Troy Sexton, 40, of Hurricane, West Virginia, was arrested at Tuesday evening’s game almost six years to the date of his ballpark arrest and ban.
Authorities said Sexton lied about his identity to avoid being arrested when officials spotted him attending the second of a four-game series between the Reds and the Dodgers. Before the game he made threats that he came to the ballpark to “shatter lives," police said.
Sexton was charged with misdemeanor obstruction and criminal trespass, a felony. He is also facing a felony charge of burglary from Tuesday’s incident.
His local court-appointed attorney Amy Williams is trying to figure out what happened.
"He seemed harmless. He didn't have any weapons on him that I'm aware of," Williams said.
According to court documents, Sexton entered the ballpark despite being “warned to stay off.”
“If someone has been banned from one of the stadiums, that’s usually something the Bengals or the Reds will indicate to police,” said Sgt. Abe Lawson, detail coordinator for the Cincinnati Police Department.
Lawson said officials with both organizations have come to the police department in the past with photos of specific persons and instructions to keep them out of the venue.
Many times these situations will be “handled in line” before they're allowed to enter the park, Lawson said. But it doesn’t always happen that way.
“Being that the venue is so large, it’s difficult to get to every fan,” he said.
Lawson said his department often has to wait until a positive ID is made inside the venue before an arrest can be made.
Other times they have to wait for the barred party to commit a criminal before they know they’ve made it inside.
“Sometimes once they’re already inside the venue we have to wait until someone recognizes them or they commit a criminal act. Then, they’re prosecuted from that point,” Lawson said.

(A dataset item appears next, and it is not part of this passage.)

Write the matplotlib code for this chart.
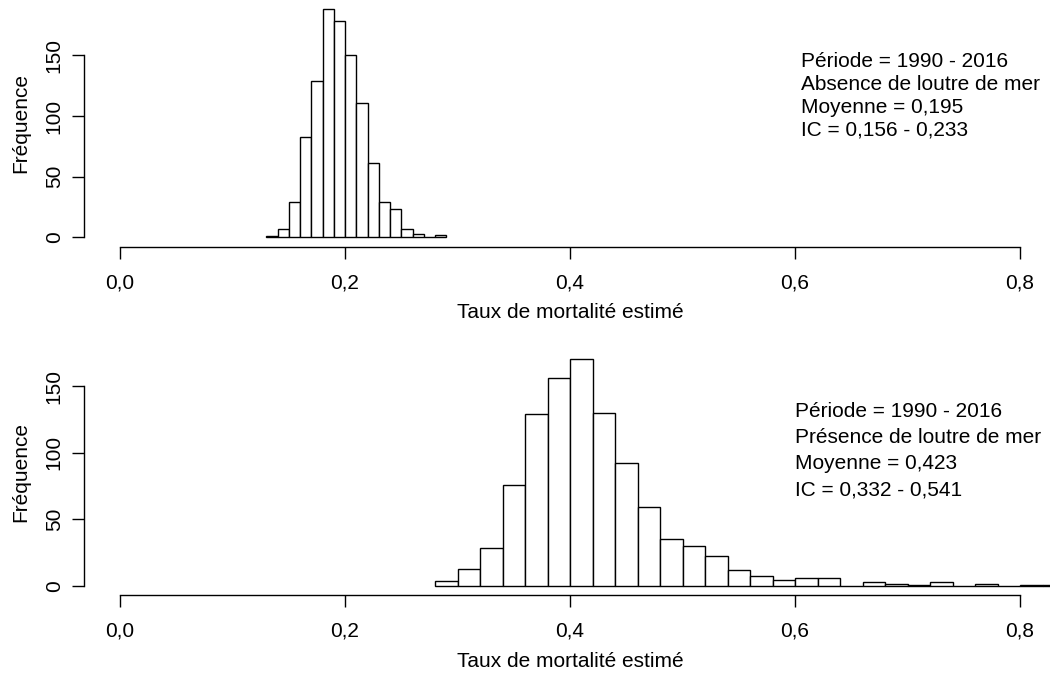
import matplotlib.pyplot as plt

plt.rcParams['font.family'] = ['Liberation Sans', 'DejaVu Sans']

# DATA
# top panel: absence of sea otter, bins of 0.01
abs_left = [0.13, 0.14, 0.15, 0.16, 0.17, 0.18, 0.19, 0.20,
            0.21, 0.22, 0.23, 0.24, 0.25, 0.26, 0.27, 0.28]
abs_count = [1, 7, 29, 83, 129, 188, 178, 150,
             111, 61, 29, 23, 7, 3, 0, 2]
abs_width = 0.01
abs_text = ["Période = 1990 - 2016", "Absence de loutre de mer",
            "Moyenne = 0,195", "IC = 0,156 - 0,233"]

# bottom panel: presence of sea otter, bins of 0.02
pre_left = [0.28, 0.30, 0.32, 0.34, 0.36, 0.38, 0.40, 0.42, 0.44,
            0.46, 0.48, 0.50, 0.52, 0.54, 0.56, 0.58, 0.60, 0.62,
            0.64, 0.66, 0.68, 0.70, 0.72, 0.74, 0.76, 0.78, 0.80, 0.82]
pre_count = [4, 13, 29, 76, 129, 156, 170, 130, 92,
             59, 35, 30, 23, 12, 8, 5, 6, 6,
             0, 3, 2, 1, 3, 0, 2, 0, 1, 1]
pre_width = 0.02
pre_text = ["Période = 1990 - 2016", "Présence de loutre de mer",
            "Moyenne = 0,423", "IC = 0,332 - 0,541"]

x_ticks = [0.0, 0.2, 0.4, 0.6, 0.8]
x_labels = ["0,0", "0,2", "0,4", "0,6", "0,8"]
y_ticks = [0, 50, 100, 150]

# LAYOUT
W, H = 1050, 673
fig = plt.figure(figsize=(W / 100, H / 100), dpi=100)


def px_axes(left, top, right, bottom):
    return fig.add_axes([left / W, 1 - bottom / H, (right - left) / W, (bottom - top) / H])


FS = 15


def draw_panel(ax, left, count, width, ymax, lines, tx, ty, step):
    ax.bar(left, count, width=width, align='edge', facecolor='white',
           edgecolor='black', linewidth=1.0)
    ax.set_xlim(-0.032, 0.832)
    ax.set_ylim(-0.04 * ymax, 1.04 * ymax)
    for s in ['top', 'right']:
        ax.spines[s].set_visible(False)
    ax.spines['left'].set_bounds(0, 150)
    ax.spines['bottom'].set_bounds(0, 0.8)
    for s in ['left', 'bottom']:
        ax.spines[s].set_linewidth(1.0)
    ax.set_xticks(x_ticks)
    ax.set_xticklabels(x_labels)
    ax.set_yticks(y_ticks)
    ax.set_yticklabels([str(v) for v in y_ticks], rotation=90, va='center')
    ax.tick_params(length=8.6, width=1.0, labelsize=FS, pad=10.5)
    ax.tick_params(axis='y', pad=6)
    ax.set_xlabel("Taux de mortalité estimé", fontsize=FS)
    ax.xaxis.set_label_coords(0.432 / 0.864, -0.231)
    ax.set_ylabel("Fréquence", fontsize=FS)
    ax.yaxis.set_label_coords(-0.0556, 0.5)
    ax.patch.set_alpha(0)
    for i, t in enumerate(lines):
        ax.text(tx, ty - i * step, t, fontsize=FS, ha='left', va='baseline')


ax1 = px_axes(84, 0.1, 1056, 246.5)
draw_panel(ax1, abs_left, abs_count, abs_width, 188, abs_text, 0.6055, 140.7, 19.0)

ax2 = px_axes(84, 349, 1056, 595.3)
draw_panel(ax2, pre_left, pre_count, pre_width, 171, pre_text, 0.6, 126.5, 19.5)

fig.savefig("out.png", dpi=100)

On June 17, 2008, Sexton was part of a fight at Great American Ball Park so disruptive it delayed the game.
Court documents state Sexton resisted arrest during the incident. He later pled guilty to disorderly conduct and was charged $341 in fines.
According to LADodgerTalk.com , a Dodger film crew interviewed Sexton that night about the team’s chances when he became visibly upset.
“Midway through the interview, someone flipped a switch and Troy went crazy,” Mark Timmons wrote in the LA Dodger Talk blog post . “My son asked me after it was over ‘What is wrong with him?’ Later that night he was arrested and escorted from Great American Ball Park after an altercation.”
Sexton's criminal history goes far beyond ballparks, according to Putnam County Sheriff Donald B. Smith.
"I have probably at least three pending cases against Mr. Sexton," said Smith, adding that Sexton is “notorious” for placing phony 911 calls.
"(In one of the calls) he (said) he was beating his children and if we did not respond that he was going to kill his wife," Smith said.
When police arrived, they say he would videotape their investigation.
In 2009, he spent time in jail for domestic battery against his children.
A judge set Sexton's bond at $40,000 Wednesday. After a court appearance Thursday, Sexton was taken to the Hamilton County Justice Center.
Sexton will next appear in court June 18 for a pre-trail hearing. A trial date hasn't been set for the felony charges.